§ **Task to complete**: Give a verbatim copy of the lines below, minus the pictures.
---
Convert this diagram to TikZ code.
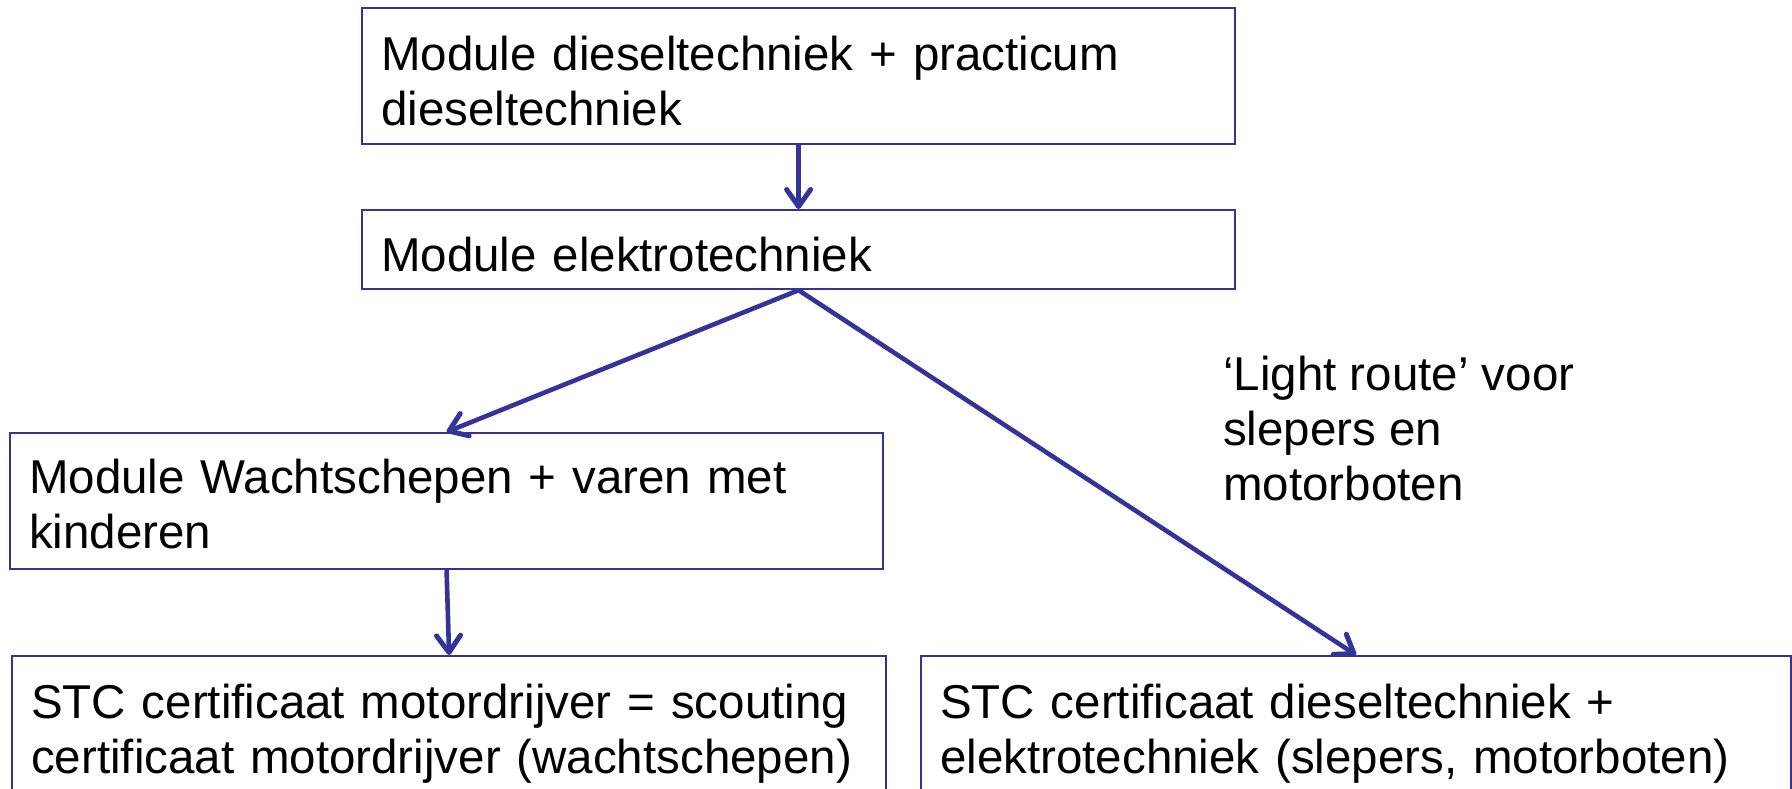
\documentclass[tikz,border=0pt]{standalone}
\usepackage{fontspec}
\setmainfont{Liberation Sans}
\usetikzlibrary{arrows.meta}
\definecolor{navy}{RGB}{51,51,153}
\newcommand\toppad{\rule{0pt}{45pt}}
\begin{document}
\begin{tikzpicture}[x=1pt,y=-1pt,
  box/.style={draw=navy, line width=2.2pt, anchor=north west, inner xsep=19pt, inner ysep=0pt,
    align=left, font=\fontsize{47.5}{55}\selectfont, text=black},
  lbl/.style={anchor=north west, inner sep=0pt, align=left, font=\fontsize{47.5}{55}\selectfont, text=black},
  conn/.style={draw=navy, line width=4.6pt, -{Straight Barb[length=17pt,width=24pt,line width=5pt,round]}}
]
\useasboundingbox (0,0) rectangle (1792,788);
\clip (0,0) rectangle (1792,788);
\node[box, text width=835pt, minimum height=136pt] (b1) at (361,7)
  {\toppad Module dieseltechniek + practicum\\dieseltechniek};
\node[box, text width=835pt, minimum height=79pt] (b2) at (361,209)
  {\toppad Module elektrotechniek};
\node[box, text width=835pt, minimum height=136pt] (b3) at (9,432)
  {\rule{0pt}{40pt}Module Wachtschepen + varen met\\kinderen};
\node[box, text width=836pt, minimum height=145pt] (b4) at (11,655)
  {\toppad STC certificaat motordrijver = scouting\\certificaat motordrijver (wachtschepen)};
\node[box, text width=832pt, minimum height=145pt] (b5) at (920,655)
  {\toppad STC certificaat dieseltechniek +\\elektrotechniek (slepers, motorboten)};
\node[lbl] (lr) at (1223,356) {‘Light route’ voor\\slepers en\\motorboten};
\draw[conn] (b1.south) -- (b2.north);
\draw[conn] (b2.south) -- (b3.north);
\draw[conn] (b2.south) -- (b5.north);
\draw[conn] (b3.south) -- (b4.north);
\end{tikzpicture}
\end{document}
---
§ **Answer to this problem**:
Convert this diagram to TikZ code.
\documentclass[tikz,border=0pt]{standalone}
\usepackage{fontspec}
\setmainfont{Liberation Sans}
\usetikzlibrary{arrows.meta}
\definecolor{navy}{RGB}{51,51,153}
\newcommand\toppad{\rule{0pt}{45pt}}
\begin{document}
\begin{tikzpicture}[x=1pt,y=-1pt,
  box/.style={draw=navy, line width=2.2pt, anchor=north west, inner xsep=19pt, inner ysep=0pt,
    align=left, font=\fontsize{47.5}{55}\selectfont, text=black},
  lbl/.style={anchor=north west, inner sep=0pt, align=left, font=\fontsize{47.5}{55}\selectfont, text=black},
  conn/.style={draw=navy, line width=4.6pt, -{Straight Barb[length=17pt,width=24pt,line width=5pt,round]}}
]
\useasboundingbox (0,0) rectangle (1792,788);
\clip (0,0) rectangle (1792,788);
\node[box, text width=835pt, minimum height=136pt] (b1) at (361,7)
  {\toppad Module dieseltechniek + practicum\\dieseltechniek};
\node[box, text width=835pt, minimum height=79pt] (b2) at (361,209)
  {\toppad Module elektrotechniek};
\node[box, text width=835pt, minimum height=136pt] (b3) at (9,432)
  {\rule{0pt}{40pt}Module Wachtschepen + varen met\\kinderen};
\node[box, text width=836pt, minimum height=145pt] (b4) at (11,655)
  {\toppad STC certificaat motordrijver = scouting\\certificaat motordrijver (wachtschepen)};
\node[box, text width=832pt, minimum height=145pt] (b5) at (920,655)
  {\toppad STC certificaat dieseltechniek +\\elektrotechniek (slepers, motorboten)};
\node[lbl] (lr) at (1223,356) {‘Light route’ voor\\slepers en\\motorboten};
\draw[conn] (b1.south) -- (b2.north);
\draw[conn] (b2.south) -- (b3.north);
\draw[conn] (b2.south) -- (b5.north);
\draw[conn] (b3.south) -- (b4.north);
\end{tikzpicture}
\end{document}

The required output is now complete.